Poverty in the time of pandemic

THE six-month loan deferment will end on Sept 30. The moratorium on loan repayments was announced by the Prime Minister a week after the movement control order (MCO) was imposed on March 18.

It was meant to ease Malaysians of their financial commitments during the lockdown.

They have a choice not to opt for the deferment, but 93% took the offer.

At the same time, 95% of businesses enjoyed the benefit.

Finance Minister Tengku Datuk Seri Zafrul Abdul Aziz revealed that the banking sector is reeling from RM1.06bil in losses every month during the six months, or RM6.4bil collectively during the entire period.

To its detractors, banks have been reaping profits over the years, with their financial performances improving year after year.

This is about giving back, sacrificing the bottom line for the people.

There are those who believe that the moratorium should end.

The banking system needs a breather.

It will be further burdened by economic uncertainties ahead.

There are calls to extend the moratorium.

The Federation of Malaysian Manufacturers (FMM) has a rather bleak outlook on the situation of their members if the moratorium is not extended for at least another three months.

The government on the other hand has decided on a more focused moratorium for the next three months.

It will be targeting those who are really in need.

Perhaps the idea is to help those who lost their jobs and workers who have had their pay cut as the result of Covid-19.

The debate will rage on. But the fact remains, the pandemic has had far-reaching consequences on our livelihood.

At this stage of the MCO, it is not so much about controlling the spread of the virus, it is more about mitigating the impact on the economy.

The world is still in turmoil. The global outlook is bleak.

Economists are looking at probably the worst global recession in modern times.

As always, the poor are the hardest hit.

A study recently placed that at least 100 million people will be pushed back to extreme poverty.

The number of people living under the international poverty line will significantly increase.

The work done the last 50 years to elevate the poor has largely gone down the drain.

Back home, life is slowly returning to normalcy, or so it seems. But do not be misled by the traffic jams on our roads, the spike in the number of domestic tourists or the crowd at eateries.

Battling unemployment is top priority. Despite the National Economic Recovery Plan (Penjana) or the wage subsidy programme (Prihatin) worth RM35bil and RM260bil respectively, the real economic impetus has yet to be outlined.

People are suffering, especially the B40 category. Poverty is real and urban poverty is even worse.

The lockdowns have impacted the livelihood of the poor more than the others. Among the lower income group, for every “Mak Cik Kiah”, there are probably 10 more less fortunate than her.

As the studies by two United Nations’ bodies recently indicated, women and children have been the most negatively impacted by the Covid-19 pandemic.

The studies conducted by Unicef and United Nations Population Fund (UNFPA) warrant serious attention.

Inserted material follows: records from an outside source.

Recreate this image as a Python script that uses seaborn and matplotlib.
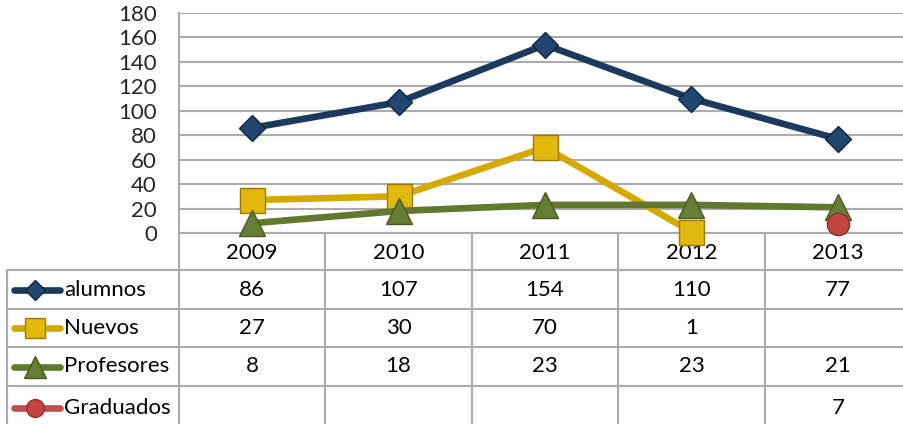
import numpy as np
import pandas as pd
import matplotlib
matplotlib.use("Agg")
import matplotlib.pyplot as plt
import seaborn as sns

years = ["2009", "2010", "2011", "2012", "2013"]
alumnos = [86, 107, 154, 110, 77]
nuevos = [27, 30, 70, 1, np.nan]
profesores = [8, 18, 23, 23, 21]
graduados = [np.nan, np.nan, np.nan, np.nan, 7]
series_names = ["alumnos", "Nuevos", "Profesores", "Graduados"]
y_ticks = [0, 20, 40, 60, 80, 100, 120, 140, 160, 180]

sns.set_theme(style="white")
plt.rcParams["font.family"] = ["Lato", "DejaVu Sans"]

W, H = 904, 424
FS = 16
fig = plt.figure(figsize=(W / 100, H / 100), dpi=100)

# pixel layout
left, right, top, bottom = 179, 911, 13, 233
ax = fig.add_axes([left / W, (H - bottom) / H, (right - left) / W, (bottom - top) / H])

styles = {
    "alumnos": dict(color="#1B3A5E", marker="D", ms=13, mec="#0F2440", mfc="#23466F"),
    "Nuevos": dict(color="#D4AA00", marker="s", ms=18, mec="#9A7B00", mfc="#E2B80E"),
    "Profesores": dict(color="#62782F", marker="^", ms=19, mec="#485A22", mfc="#667D35"),
    "Graduados": dict(color="#C0504D", marker="o", ms=16, mec="#8C2F2C", mfc="#C4453F"),
}
data = {"alumnos": alumnos, "Nuevos": nuevos, "Profesores": profesores, "Graduados": graduados}
xpos = np.arange(len(years))
LW = 4.8

for name in series_names:
    st = styles[name]
    df = pd.DataFrame({"x": xpos, "y": data[name]}).dropna()
    sns.lineplot(data=df, x="x", y="y", ax=ax, color=st["color"], linewidth=LW,
                 marker=st["marker"], markersize=st["ms"], markeredgecolor=st["mec"],
                 markerfacecolor=st["mfc"], markeredgewidth=1, clip_on=False, zorder=3)

ax.set_xlim(-0.5, len(years) - 0.5)
ax.set_ylim(0, 180)
ax.set_yticks(y_ticks)
ax.set_yticklabels([str(t) for t in y_ticks], fontsize=FS)
ax.set_xticks([])
ax.set_xlabel("")
ax.set_ylabel("")
ax.tick_params(axis="y", length=0, pad=16)
ax.grid(axis="y", color="#ABABAB", linewidth=1.5)
ax.set_axisbelow(True)
for s in ["top", "right", "bottom"]:
    ax.spines[s].set_visible(False)
ax.spines["left"].set_color("#ABABAB")
ax.spines["left"].set_linewidth(1.5)
ax.set_facecolor("none")

# table in pixel coordinates
bg = fig.add_axes([0, 0, 1, 1], zorder=-1)
bg.set_xlim(0, W)
bg.set_ylim(H, 0)
bg.axis("off")

gc = "#ABABAB"
band = (right - left) / len(years)
col_edges = [left + i * band for i in range(len(years) + 1)]
row_edges = [233, 270, 309, 347, 386, 430]

bg.plot([left, W], [233, 233], color=gc, lw=1.5)
for yy in row_edges[1:5]:
    bg.plot([7, W], [yy, yy], color=gc, lw=1.5)
for xx in col_edges[:-1]:
    bg.plot([xx, xx], [233, H], color=gc, lw=1.5)
bg.plot([7, 7], [270, H], color=gc, lw=1.5)

for i, yr in enumerate(years):
    bg.text((col_edges[i] + col_edges[i + 1]) / 2, 253, yr,
            ha="center", va="center", fontsize=FS, color="black")

for r, name in enumerate(series_names):
    yc = (row_edges[r + 1] + row_edges[r + 2]) / 2
    st = styles[name]
    bg.plot([14, 60], [yc, yc], color=st["color"], lw=LW, solid_capstyle="round")
    bg.plot([35], [yc], marker=st["marker"], ms=st["ms"] * 0.8, mec=st["mec"],
            mfc=st["mfc"], mew=1, ls="none")
    bg.text(64, yc, name, ha="left", va="center", fontsize=FS, color="black")
    for i, v in enumerate(data[name]):
        if not np.isnan(v):
            bg.text((col_edges[i] + col_edges[i + 1]) / 2, yc, f"{int(v)}",
                    ha="center", va="center", fontsize=FS, color="black")

fig.savefig("out.png", dpi=100)
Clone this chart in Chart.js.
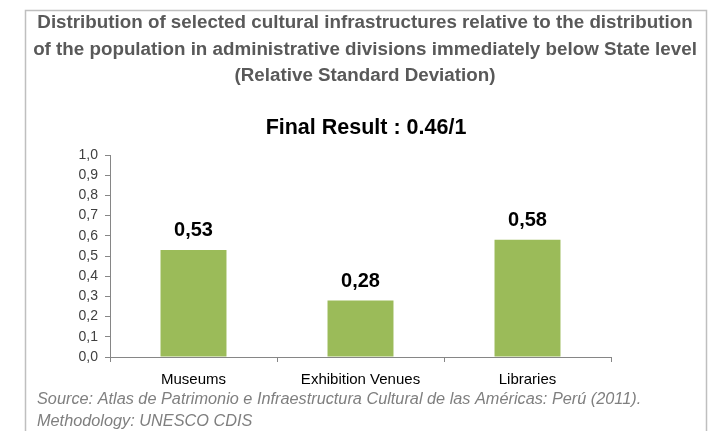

“The Families on Edge” (FoE) report indicated that female-led households were especially hard-hit and vulnerable.

Many lost their source of income through cuts in working hours or through losing their jobs entirely. Many have little or no savings.

The study also pointed out that 32% of female heads of households are unemployed and 57% of female heads of households are not protected by either EPF or Socso.

The impact on children is more worrying.

Subsequently following the report on the studies, a Bahasa Malaysia newspaper interviewed a number of women head of households who said there were times they had to live on just eggs and instant noodles to survive.

Education, too, is affected during the lockdowns. Not every student owns a computer for home-based learning.

One of the suggestions was that Malaysia’s social protection system needed re-evaluation.

Poverty-stricken households, especially in the urban areas, need special attention. While the one-off financial help for the poor is welcomed, it will benefit them more if the government can assure sustainable help such as work and business opportunities in the long run.

Covid-19 is here to stay, at least for many months to come.

Yet, life must go on.

Johan Jaaffar was a journalist, editor and for some years chairman of a media company, and is passionate about all things literature and the arts. And a diehard rugby fan. The views expressed here are entirely his own.